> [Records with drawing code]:

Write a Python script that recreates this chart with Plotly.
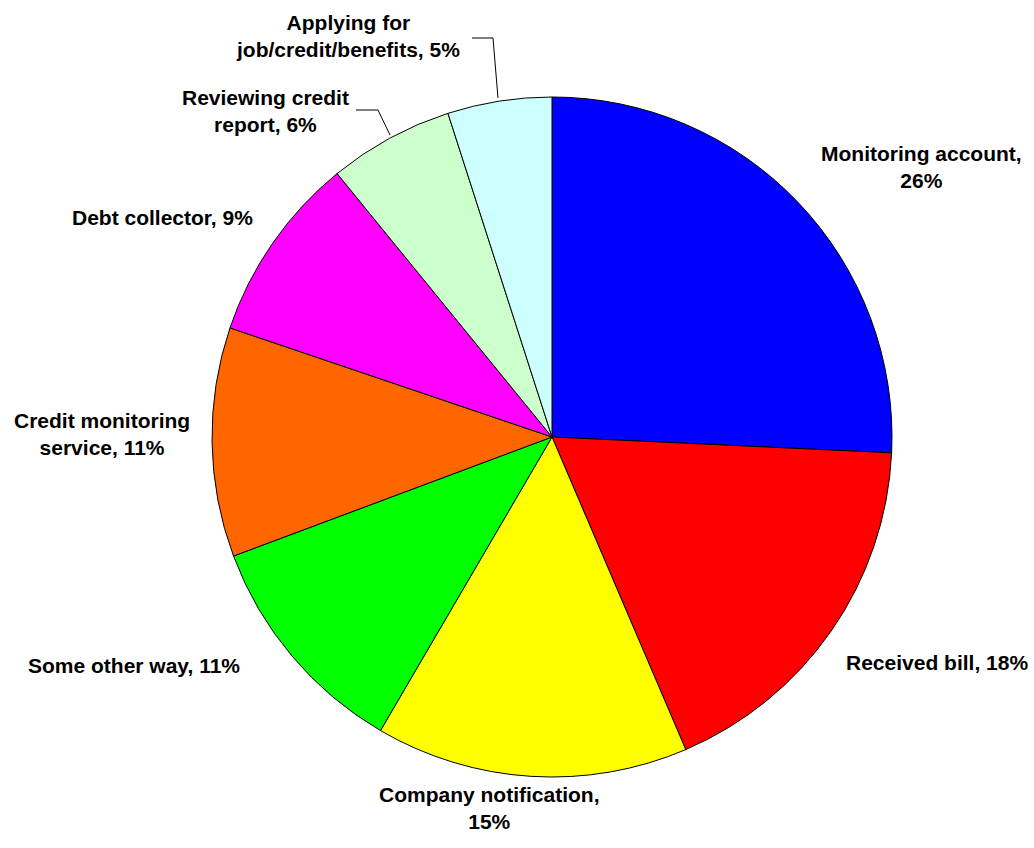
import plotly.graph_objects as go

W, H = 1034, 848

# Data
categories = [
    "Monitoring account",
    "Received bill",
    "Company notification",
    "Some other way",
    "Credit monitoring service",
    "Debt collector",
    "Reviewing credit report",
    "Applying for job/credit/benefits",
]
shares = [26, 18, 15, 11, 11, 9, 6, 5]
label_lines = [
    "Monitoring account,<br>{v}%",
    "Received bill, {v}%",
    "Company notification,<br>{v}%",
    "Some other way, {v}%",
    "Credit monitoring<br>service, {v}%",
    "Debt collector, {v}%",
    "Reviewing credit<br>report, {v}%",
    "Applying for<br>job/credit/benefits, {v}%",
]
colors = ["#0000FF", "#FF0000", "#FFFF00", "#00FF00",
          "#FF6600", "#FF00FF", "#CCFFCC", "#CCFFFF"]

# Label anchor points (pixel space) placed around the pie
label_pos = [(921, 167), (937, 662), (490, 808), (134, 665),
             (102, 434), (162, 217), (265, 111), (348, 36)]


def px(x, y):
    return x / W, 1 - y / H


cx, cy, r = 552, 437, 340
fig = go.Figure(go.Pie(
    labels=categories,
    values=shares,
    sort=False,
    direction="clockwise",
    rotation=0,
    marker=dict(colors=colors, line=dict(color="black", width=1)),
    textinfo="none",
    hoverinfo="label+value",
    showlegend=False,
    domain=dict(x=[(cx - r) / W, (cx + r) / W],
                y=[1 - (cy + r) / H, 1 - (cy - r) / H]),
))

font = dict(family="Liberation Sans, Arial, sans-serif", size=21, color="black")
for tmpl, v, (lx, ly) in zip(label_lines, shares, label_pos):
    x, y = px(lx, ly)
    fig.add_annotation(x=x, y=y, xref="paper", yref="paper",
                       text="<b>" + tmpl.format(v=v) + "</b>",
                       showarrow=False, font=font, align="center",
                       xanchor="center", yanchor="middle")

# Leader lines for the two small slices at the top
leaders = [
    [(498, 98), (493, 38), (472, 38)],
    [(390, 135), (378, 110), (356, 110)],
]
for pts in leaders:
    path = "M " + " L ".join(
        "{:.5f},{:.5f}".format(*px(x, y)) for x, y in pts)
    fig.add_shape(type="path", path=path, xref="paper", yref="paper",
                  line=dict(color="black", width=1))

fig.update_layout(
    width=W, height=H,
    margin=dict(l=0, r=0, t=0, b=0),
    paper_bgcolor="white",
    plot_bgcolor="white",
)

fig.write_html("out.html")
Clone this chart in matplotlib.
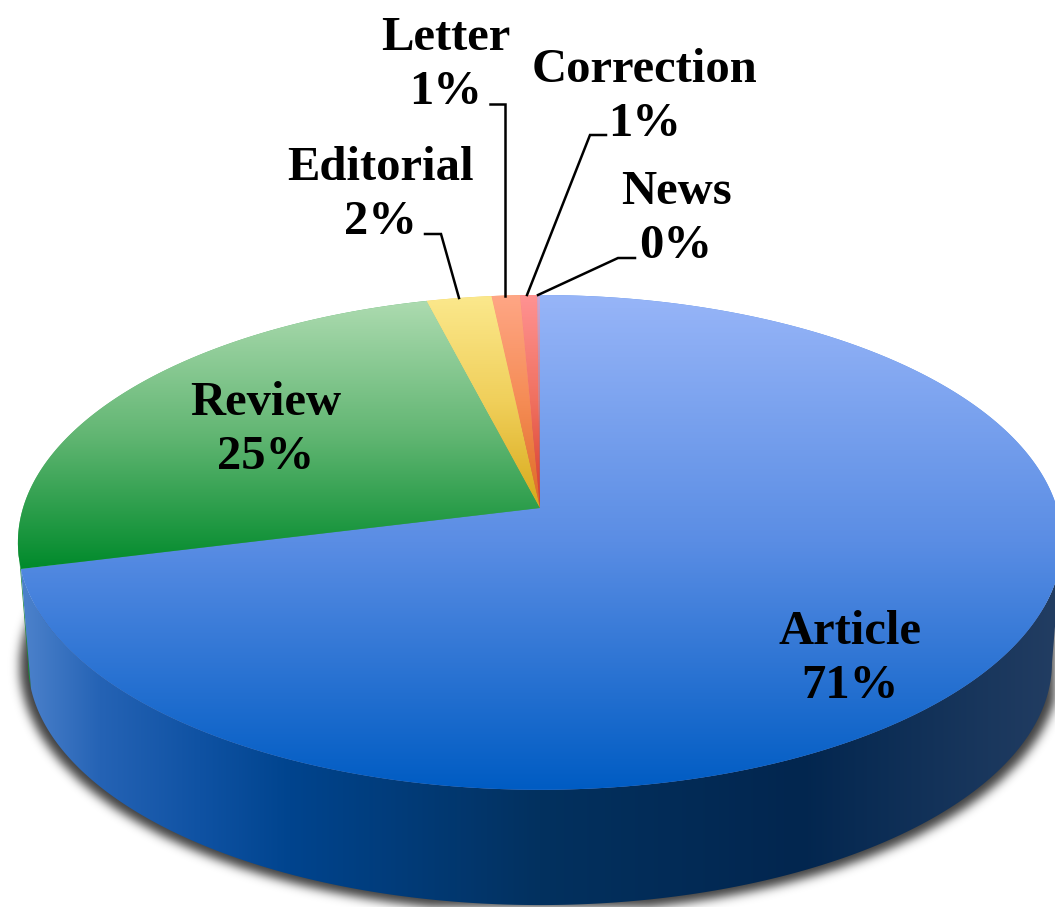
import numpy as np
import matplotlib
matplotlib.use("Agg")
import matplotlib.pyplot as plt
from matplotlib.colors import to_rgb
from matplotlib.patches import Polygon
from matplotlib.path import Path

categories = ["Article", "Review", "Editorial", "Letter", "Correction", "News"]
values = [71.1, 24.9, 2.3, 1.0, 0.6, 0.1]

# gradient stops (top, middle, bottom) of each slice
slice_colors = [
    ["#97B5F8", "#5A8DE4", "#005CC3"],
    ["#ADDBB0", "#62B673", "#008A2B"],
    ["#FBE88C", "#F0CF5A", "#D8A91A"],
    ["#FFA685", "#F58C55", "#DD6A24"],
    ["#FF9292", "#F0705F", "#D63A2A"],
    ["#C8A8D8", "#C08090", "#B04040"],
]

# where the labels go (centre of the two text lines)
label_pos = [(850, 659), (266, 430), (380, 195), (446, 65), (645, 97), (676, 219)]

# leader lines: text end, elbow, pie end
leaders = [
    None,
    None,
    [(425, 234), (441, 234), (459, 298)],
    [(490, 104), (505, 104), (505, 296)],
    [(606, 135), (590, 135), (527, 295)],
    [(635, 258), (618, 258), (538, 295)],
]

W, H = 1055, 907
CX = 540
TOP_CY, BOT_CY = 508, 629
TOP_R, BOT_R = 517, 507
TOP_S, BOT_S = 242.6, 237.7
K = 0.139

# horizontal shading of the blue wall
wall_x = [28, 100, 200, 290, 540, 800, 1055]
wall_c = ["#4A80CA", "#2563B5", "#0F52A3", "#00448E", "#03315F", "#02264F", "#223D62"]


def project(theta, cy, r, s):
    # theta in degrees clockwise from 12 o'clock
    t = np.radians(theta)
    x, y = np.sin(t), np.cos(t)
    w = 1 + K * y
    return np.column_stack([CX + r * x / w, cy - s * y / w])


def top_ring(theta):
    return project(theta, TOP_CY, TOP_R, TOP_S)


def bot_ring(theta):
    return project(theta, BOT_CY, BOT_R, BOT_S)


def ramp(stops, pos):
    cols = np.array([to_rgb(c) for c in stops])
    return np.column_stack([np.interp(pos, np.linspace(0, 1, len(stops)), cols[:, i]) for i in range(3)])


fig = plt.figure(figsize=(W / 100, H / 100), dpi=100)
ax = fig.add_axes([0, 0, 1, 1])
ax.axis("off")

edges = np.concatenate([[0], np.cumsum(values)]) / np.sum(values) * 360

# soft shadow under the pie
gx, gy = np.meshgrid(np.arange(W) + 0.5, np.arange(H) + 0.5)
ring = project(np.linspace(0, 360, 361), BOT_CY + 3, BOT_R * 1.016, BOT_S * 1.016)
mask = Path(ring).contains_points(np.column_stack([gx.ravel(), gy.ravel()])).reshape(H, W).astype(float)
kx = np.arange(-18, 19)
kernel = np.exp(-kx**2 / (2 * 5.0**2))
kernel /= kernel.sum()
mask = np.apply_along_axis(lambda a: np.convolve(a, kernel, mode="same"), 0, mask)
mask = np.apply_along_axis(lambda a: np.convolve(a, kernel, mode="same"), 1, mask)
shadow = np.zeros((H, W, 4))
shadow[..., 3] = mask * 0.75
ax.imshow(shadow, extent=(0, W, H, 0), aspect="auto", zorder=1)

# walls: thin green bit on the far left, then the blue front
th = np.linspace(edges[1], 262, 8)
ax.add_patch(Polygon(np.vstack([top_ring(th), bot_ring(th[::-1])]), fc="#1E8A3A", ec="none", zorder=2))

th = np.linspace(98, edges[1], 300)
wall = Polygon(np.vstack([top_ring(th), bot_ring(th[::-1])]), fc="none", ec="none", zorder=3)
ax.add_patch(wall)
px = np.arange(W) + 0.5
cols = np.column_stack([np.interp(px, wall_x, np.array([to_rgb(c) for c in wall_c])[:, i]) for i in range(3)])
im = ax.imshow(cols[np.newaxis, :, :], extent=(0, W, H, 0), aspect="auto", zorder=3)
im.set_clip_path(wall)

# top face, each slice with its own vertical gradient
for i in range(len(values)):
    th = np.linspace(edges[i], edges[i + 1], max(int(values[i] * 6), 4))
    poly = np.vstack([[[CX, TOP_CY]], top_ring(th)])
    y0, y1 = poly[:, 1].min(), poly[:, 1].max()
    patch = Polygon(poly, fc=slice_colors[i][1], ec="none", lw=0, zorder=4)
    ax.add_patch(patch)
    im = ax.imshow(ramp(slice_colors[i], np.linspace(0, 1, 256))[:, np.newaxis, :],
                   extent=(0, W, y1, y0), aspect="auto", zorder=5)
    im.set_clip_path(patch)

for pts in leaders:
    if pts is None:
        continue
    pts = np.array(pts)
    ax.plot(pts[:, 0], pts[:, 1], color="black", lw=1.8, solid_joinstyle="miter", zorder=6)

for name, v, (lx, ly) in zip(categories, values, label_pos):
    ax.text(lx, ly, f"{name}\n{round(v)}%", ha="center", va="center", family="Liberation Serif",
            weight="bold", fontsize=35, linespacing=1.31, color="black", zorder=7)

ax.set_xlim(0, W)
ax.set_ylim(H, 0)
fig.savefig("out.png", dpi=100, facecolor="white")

> [YOUR TASK]: Repeat everything in the records precisely. Images are excluded from the copy.

> [RESULT OF THIS TASK]:
Write a Python script that recreates this chart with Plotly.
import plotly.graph_objects as go

W, H = 1034, 848

# Data
categories = [
    "Monitoring account",
    "Received bill",
    "Company notification",
    "Some other way",
    "Credit monitoring service",
    "Debt collector",
    "Reviewing credit report",
    "Applying for job/credit/benefits",
]
shares = [26, 18, 15, 11, 11, 9, 6, 5]
label_lines = [
    "Monitoring account,<br>{v}%",
    "Received bill, {v}%",
    "Company notification,<br>{v}%",
    "Some other way, {v}%",
    "Credit monitoring<br>service, {v}%",
    "Debt collector, {v}%",
    "Reviewing credit<br>report, {v}%",
    "Applying for<br>job/credit/benefits, {v}%",
]
colors = ["#0000FF", "#FF0000", "#FFFF00", "#00FF00",
          "#FF6600", "#FF00FF", "#CCFFCC", "#CCFFFF"]

# Label anchor points (pixel space) placed around the pie
label_pos = [(921, 167), (937, 662), (490, 808), (134, 665),
             (102, 434), (162, 217), (265, 111), (348, 36)]


def px(x, y):
    return x / W, 1 - y / H


cx, cy, r = 552, 437, 340
fig = go.Figure(go.Pie(
    labels=categories,
    values=shares,
    sort=False,
    direction="clockwise",
    rotation=0,
    marker=dict(colors=colors, line=dict(color="black", width=1)),
    textinfo="none",
    hoverinfo="label+value",
    showlegend=False,
    domain=dict(x=[(cx - r) / W, (cx + r) / W],
                y=[1 - (cy + r) / H, 1 - (cy - r) / H]),
))

font = dict(family="Liberation Sans, Arial, sans-serif", size=21, color="black")
for tmpl, v, (lx, ly) in zip(label_lines, shares, label_pos):
    x, y = px(lx, ly)
    fig.add_annotation(x=x, y=y, xref="paper", yref="paper",
                       text="<b>" + tmpl.format(v=v) + "</b>",
                       showarrow=False, font=font, align="center",
                       xanchor="center", yanchor="middle")

# Leader lines for the two small slices at the top
leaders = [
    [(498, 98), (493, 38), (472, 38)],
    [(390, 135), (378, 110), (356, 110)],
]
for pts in leaders:
    path = "M " + " L ".join(
        "{:.5f},{:.5f}".format(*px(x, y)) for x, y in pts)
    fig.add_shape(type="path", path=path, xref="paper", yref="paper",
                  line=dict(color="black", width=1))

fig.update_layout(
    width=W, height=H,
    margin=dict(l=0, r=0, t=0, b=0),
    paper_bgcolor="white",
    plot_bgcolor="white",
)

fig.write_html("out.html")
Clone this chart in matplotlib.
import numpy as np
import matplotlib
matplotlib.use("Agg")
import matplotlib.pyplot as plt
from matplotlib.colors import to_rgb
from matplotlib.patches import Polygon
from matplotlib.path import Path

categories = ["Article", "Review", "Editorial", "Letter", "Correction", "News"]
values = [71.1, 24.9, 2.3, 1.0, 0.6, 0.1]

# gradient stops (top, middle, bottom) of each slice
slice_colors = [
    ["#97B5F8", "#5A8DE4", "#005CC3"],
    ["#ADDBB0", "#62B673", "#008A2B"],
    ["#FBE88C", "#F0CF5A", "#D8A91A"],
    ["#FFA685", "#F58C55", "#DD6A24"],
    ["#FF9292", "#F0705F", "#D63A2A"],
    ["#C8A8D8", "#C08090", "#B04040"],
]

# where the labels go (centre of the two text lines)
label_pos = [(850, 659), (266, 430), (380, 195), (446, 65), (645, 97), (676, 219)]

# leader lines: text end, elbow, pie end
leaders = [
    None,
    None,
    [(425, 234), (441, 234), (459, 298)],
    [(490, 104), (505, 104), (505, 296)],
    [(606, 135), (590, 135), (527, 295)],
    [(635, 258), (618, 258), (538, 295)],
]

W, H = 1055, 907
CX = 540
TOP_CY, BOT_CY = 508, 629
TOP_R, BOT_R = 517, 507
TOP_S, BOT_S = 242.6, 237.7
K = 0.139

# horizontal shading of the blue wall
wall_x = [28, 100, 200, 290, 540, 800, 1055]
wall_c = ["#4A80CA", "#2563B5", "#0F52A3", "#00448E", "#03315F", "#02264F", "#223D62"]


def project(theta, cy, r, s):
    # theta in degrees clockwise from 12 o'clock
    t = np.radians(theta)
    x, y = np.sin(t), np.cos(t)
    w = 1 + K * y
    return np.column_stack([CX + r * x / w, cy - s * y / w])


def top_ring(theta):
    return project(theta, TOP_CY, TOP_R, TOP_S)


def bot_ring(theta):
    return project(theta, BOT_CY, BOT_R, BOT_S)


def ramp(stops, pos):
    cols = np.array([to_rgb(c) for c in stops])
    return np.column_stack([np.interp(pos, np.linspace(0, 1, len(stops)), cols[:, i]) for i in range(3)])


fig = plt.figure(figsize=(W / 100, H / 100), dpi=100)
ax = fig.add_axes([0, 0, 1, 1])
ax.axis("off")

edges = np.concatenate([[0], np.cumsum(values)]) / np.sum(values) * 360

# soft shadow under the pie
gx, gy = np.meshgrid(np.arange(W) + 0.5, np.arange(H) + 0.5)
ring = project(np.linspace(0, 360, 361), BOT_CY + 3, BOT_R * 1.016, BOT_S * 1.016)
mask = Path(ring).contains_points(np.column_stack([gx.ravel(), gy.ravel()])).reshape(H, W).astype(float)
kx = np.arange(-18, 19)
kernel = np.exp(-kx**2 / (2 * 5.0**2))
kernel /= kernel.sum()
mask = np.apply_along_axis(lambda a: np.convolve(a, kernel, mode="same"), 0, mask)
mask = np.apply_along_axis(lambda a: np.convolve(a, kernel, mode="same"), 1, mask)
shadow = np.zeros((H, W, 4))
shadow[..., 3] = mask * 0.75
ax.imshow(shadow, extent=(0, W, H, 0), aspect="auto", zorder=1)

# walls: thin green bit on the far left, then the blue front
th = np.linspace(edges[1], 262, 8)
ax.add_patch(Polygon(np.vstack([top_ring(th), bot_ring(th[::-1])]), fc="#1E8A3A", ec="none", zorder=2))

th = np.linspace(98, edges[1], 300)
wall = Polygon(np.vstack([top_ring(th), bot_ring(th[::-1])]), fc="none", ec="none", zorder=3)
ax.add_patch(wall)
px = np.arange(W) + 0.5
cols = np.column_stack([np.interp(px, wall_x, np.array([to_rgb(c) for c in wall_c])[:, i]) for i in range(3)])
im = ax.imshow(cols[np.newaxis, :, :], extent=(0, W, H, 0), aspect="auto", zorder=3)
im.set_clip_path(wall)

# top face, each slice with its own vertical gradient
for i in range(len(values)):
    th = np.linspace(edges[i], edges[i + 1], max(int(values[i] * 6), 4))
    poly = np.vstack([[[CX, TOP_CY]], top_ring(th)])
    y0, y1 = poly[:, 1].min(), poly[:, 1].max()
    patch = Polygon(poly, fc=slice_colors[i][1], ec="none", lw=0, zorder=4)
    ax.add_patch(patch)
    im = ax.imshow(ramp(slice_colors[i], np.linspace(0, 1, 256))[:, np.newaxis, :],
                   extent=(0, W, y1, y0), aspect="auto", zorder=5)
    im.set_clip_path(patch)

for pts in leaders:
    if pts is None:
        continue
    pts = np.array(pts)
    ax.plot(pts[:, 0], pts[:, 1], color="black", lw=1.8, solid_joinstyle="miter", zorder=6)

for name, v, (lx, ly) in zip(categories, values, label_pos):
    ax.text(lx, ly, f"{name}\n{round(v)}%", ha="center", va="center", family="Liberation Serif",
            weight="bold", fontsize=35, linespacing=1.31, color="black", zorder=7)

ax.set_xlim(0, W)
ax.set_ylim(H, 0)
fig.savefig("out.png", dpi=100, facecolor="white")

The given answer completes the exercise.